Preventing the Spread of Infection

Posted by admin on June 5, 2013 at 3:50 pm. Filed under: Medical Supplies

Every winter for the last few years, it seems that there has been ever more alarming numbers of cases of Norovirus, also known as the winter vomiting bug. This is just one virus that can be quickly spread and can cause large outbreaks of infection, which can be life-threatening to the elderly and those who are already ill.

Infection control needs to be a priority for anyone providing healthcare services, including hospitals, care homes and medical practices. Catching an infection can cause patients to suffer additional pain and/or interventions or need to stay at the service for longer. It is estimated by the European Centre for Disease Control (ECDC) that 4.1 million patients within the EU develop infections every year as a result of health care, with a result of 37,000 deaths. This has cost the health service in England approximately £1 billion a year in additional costs, largely due to patients staying longer.

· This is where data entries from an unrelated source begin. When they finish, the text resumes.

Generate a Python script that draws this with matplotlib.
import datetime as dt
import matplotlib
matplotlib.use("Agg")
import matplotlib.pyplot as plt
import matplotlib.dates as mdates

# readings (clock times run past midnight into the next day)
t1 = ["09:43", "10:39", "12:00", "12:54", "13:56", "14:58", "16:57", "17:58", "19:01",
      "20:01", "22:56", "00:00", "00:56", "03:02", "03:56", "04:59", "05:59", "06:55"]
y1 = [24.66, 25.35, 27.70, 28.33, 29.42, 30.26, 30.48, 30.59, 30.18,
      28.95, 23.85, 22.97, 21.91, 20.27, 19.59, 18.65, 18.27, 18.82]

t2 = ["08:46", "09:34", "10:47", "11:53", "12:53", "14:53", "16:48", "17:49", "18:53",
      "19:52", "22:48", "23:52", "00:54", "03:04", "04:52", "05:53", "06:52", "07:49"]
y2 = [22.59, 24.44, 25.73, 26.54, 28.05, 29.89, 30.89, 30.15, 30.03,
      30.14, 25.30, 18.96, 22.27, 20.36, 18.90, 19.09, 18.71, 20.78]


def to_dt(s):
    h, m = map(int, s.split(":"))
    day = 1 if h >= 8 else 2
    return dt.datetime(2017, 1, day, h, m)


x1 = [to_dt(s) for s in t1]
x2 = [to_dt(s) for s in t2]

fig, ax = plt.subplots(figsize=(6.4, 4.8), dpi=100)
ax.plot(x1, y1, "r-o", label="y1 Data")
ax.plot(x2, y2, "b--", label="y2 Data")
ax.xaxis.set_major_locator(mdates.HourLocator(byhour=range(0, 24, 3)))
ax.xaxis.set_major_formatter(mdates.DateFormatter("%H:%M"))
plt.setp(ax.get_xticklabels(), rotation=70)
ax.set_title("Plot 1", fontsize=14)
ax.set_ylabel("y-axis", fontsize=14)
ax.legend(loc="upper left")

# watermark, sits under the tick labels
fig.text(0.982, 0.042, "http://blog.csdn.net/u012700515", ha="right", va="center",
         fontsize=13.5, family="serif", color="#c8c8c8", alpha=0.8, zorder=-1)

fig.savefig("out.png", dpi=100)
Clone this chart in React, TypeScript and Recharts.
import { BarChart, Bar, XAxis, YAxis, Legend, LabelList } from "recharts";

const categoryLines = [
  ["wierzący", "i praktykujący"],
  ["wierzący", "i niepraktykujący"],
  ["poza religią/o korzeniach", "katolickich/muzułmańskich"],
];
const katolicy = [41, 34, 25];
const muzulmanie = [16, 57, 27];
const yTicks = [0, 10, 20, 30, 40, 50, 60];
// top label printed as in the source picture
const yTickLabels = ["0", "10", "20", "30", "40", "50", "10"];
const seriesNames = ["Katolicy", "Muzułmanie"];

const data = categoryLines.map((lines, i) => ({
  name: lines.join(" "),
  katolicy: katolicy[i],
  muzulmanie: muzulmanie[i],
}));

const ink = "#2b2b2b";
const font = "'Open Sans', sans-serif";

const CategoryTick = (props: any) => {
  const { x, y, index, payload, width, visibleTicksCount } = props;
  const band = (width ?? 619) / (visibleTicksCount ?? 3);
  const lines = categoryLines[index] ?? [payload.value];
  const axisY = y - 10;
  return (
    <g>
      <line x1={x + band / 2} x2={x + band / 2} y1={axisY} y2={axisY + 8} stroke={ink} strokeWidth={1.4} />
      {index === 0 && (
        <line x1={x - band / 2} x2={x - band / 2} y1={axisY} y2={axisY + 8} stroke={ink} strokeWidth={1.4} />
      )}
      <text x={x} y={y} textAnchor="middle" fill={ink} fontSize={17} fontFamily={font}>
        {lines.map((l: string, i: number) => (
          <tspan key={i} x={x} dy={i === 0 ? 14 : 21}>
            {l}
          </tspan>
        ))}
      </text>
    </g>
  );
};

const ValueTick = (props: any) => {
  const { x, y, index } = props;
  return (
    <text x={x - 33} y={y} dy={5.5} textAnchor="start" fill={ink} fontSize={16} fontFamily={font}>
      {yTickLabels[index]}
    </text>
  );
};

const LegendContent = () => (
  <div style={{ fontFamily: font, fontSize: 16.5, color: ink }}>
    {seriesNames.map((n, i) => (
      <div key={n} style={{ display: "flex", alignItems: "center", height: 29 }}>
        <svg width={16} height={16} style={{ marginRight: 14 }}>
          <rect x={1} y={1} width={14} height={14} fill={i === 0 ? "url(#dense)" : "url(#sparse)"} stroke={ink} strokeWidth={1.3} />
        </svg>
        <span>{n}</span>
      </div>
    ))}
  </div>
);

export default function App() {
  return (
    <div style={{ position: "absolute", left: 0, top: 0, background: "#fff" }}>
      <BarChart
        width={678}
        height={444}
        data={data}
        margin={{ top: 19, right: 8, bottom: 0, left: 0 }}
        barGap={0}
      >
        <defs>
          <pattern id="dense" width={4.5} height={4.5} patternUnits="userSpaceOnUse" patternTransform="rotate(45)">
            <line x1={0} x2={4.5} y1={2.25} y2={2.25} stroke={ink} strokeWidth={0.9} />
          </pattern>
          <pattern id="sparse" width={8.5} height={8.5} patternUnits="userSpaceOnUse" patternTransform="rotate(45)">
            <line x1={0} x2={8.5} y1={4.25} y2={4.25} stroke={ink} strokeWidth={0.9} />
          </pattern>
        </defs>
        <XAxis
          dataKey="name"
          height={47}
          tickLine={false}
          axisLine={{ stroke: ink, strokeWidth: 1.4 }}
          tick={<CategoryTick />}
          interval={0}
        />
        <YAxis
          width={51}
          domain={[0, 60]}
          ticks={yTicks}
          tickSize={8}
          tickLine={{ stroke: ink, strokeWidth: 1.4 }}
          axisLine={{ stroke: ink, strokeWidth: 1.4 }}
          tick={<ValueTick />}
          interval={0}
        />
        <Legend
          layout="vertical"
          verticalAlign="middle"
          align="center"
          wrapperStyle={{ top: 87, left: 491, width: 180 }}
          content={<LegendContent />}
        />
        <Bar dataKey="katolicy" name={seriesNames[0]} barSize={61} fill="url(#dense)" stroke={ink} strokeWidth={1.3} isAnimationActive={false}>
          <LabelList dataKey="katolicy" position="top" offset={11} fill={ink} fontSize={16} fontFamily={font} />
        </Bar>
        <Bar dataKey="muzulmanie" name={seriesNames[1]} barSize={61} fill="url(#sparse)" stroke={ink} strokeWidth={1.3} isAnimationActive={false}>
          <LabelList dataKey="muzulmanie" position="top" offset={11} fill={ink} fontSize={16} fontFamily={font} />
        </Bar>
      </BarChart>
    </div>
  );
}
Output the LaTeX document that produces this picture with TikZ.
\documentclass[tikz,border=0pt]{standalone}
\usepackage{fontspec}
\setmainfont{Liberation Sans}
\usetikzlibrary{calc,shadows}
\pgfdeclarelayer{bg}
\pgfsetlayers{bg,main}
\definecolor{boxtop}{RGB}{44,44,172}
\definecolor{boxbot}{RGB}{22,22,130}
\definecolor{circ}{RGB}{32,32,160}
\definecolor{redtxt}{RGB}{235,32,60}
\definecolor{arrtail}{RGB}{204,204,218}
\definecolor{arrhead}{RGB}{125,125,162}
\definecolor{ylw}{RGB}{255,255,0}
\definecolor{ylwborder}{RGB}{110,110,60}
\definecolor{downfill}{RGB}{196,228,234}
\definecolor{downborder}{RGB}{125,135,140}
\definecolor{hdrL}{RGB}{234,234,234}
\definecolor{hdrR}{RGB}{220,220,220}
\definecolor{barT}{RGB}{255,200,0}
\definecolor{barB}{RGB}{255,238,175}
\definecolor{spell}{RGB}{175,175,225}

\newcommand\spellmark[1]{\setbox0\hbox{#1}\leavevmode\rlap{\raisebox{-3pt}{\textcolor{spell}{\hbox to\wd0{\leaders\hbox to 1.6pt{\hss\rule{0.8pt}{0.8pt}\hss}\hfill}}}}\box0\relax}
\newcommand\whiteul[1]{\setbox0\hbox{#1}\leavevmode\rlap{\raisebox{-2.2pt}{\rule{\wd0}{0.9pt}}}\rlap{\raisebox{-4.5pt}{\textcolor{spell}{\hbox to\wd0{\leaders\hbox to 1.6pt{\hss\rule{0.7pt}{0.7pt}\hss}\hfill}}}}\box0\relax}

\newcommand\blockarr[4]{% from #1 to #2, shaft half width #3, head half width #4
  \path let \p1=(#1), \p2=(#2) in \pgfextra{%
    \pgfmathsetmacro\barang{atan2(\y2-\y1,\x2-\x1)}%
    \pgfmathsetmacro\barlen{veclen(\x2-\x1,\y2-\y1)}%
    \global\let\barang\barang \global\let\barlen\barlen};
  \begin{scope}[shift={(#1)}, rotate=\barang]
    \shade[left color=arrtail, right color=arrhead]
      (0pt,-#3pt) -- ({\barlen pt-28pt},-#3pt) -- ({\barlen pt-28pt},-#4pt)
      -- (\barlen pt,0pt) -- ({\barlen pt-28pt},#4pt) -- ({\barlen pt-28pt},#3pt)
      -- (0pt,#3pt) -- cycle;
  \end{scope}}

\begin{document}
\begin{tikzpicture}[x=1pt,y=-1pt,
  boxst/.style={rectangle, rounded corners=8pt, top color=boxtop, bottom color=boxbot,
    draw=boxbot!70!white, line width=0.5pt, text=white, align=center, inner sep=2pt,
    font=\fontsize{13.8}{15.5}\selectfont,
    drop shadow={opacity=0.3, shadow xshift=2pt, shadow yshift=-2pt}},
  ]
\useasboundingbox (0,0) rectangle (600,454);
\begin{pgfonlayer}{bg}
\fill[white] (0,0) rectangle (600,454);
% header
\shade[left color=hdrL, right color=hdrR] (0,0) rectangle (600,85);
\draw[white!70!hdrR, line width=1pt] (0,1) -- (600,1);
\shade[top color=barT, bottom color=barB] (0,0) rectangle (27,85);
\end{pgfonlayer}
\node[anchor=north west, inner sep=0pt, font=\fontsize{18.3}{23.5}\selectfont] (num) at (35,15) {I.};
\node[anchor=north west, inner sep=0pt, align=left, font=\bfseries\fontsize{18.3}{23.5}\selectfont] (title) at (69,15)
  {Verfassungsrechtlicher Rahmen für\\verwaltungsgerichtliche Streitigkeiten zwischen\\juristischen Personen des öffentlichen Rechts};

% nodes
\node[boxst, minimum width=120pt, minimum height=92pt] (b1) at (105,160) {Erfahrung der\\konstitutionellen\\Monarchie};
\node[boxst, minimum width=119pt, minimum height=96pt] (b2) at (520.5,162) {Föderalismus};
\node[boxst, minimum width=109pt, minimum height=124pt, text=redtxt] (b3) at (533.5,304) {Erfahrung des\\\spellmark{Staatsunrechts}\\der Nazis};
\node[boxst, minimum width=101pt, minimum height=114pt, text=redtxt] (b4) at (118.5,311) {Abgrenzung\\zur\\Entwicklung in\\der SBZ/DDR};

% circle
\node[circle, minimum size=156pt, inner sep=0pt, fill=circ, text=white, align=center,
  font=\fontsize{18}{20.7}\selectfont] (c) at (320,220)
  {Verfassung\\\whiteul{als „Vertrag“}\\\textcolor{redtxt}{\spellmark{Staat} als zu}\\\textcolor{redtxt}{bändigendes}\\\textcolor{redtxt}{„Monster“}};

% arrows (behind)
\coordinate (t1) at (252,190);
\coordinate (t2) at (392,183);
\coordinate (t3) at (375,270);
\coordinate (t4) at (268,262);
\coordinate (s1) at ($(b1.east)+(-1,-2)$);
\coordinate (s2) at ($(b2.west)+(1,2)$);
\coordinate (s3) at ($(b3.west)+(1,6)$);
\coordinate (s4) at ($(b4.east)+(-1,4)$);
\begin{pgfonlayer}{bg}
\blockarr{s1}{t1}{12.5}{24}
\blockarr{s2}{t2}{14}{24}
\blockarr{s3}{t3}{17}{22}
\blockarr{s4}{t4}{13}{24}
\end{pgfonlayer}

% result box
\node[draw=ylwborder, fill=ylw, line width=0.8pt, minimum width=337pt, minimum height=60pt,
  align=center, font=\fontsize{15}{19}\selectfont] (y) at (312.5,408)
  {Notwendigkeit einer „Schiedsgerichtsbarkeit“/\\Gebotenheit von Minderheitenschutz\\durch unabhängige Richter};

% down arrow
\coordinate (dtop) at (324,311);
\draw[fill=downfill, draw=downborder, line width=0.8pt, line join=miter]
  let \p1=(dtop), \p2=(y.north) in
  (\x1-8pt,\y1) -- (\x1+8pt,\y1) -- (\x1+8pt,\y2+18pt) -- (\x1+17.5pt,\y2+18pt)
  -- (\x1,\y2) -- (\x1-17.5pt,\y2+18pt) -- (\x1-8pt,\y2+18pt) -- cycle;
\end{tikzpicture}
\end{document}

In the UK, all health care organisations are required to comply with national statutory or regulatory standards relating to infection prevention and control.

Diet

As well as specific infection control products, diet also plays a big role in managing the spread of infections. Malnutrition and dehydration affect the body’s ability to fight infection, which can lead to a wound taking longer to heal, the increased risk of developing pressure sores, and the depletion of fat stores, which leads to muscle wastage and lethargy. These can all lead to the patient being higher at risk of developing a wound, skin or respiratory infection.

All patients need to be screened for malnutrition on admission to hospital. If they are found at risk, then they should be put on an individual nutrition plan.

Specimen Handling

Medical staff are required to regularly collect specimens, such as urine, blood, faeces, and sputum and wound swabs. It is vital that these are collected and handled in the correct way to stop infections from spreading. Incorrectly collected or handled specimens may mean that a patient is prescribed the wrong antibiotics, which then leaves them open to other infections, such as C. difficile.

Nursing staff should wear appropriate protective clothing when collecting specimens, such as surgical gloves and aprons. Specimens need to be labelled correctly with all the relevant patient and specimen information. They should be transported safely and sent off as soon as possible to be tested.

Clean Hands

Medical staff should demonstrate good hand hygiene to aid infection prevention and control. Hand hygiene includes using both soap and water and hand sanitizers, such as alcohol hand gels. Any health care establishment’s list of essential medical supplies should include the provision of a hand gel dispenser. This includes hospitals, GP surgeries, health clinics, walk-in centres and care homes.

Hand hygiene should be performed before and after contact with a patient, particularly when dealing with a patient wound or invasive device, before an aseptic task, after gloves have been removed, and after exposure to bodily fluids, as these are the situations where the greatest risk is exposed.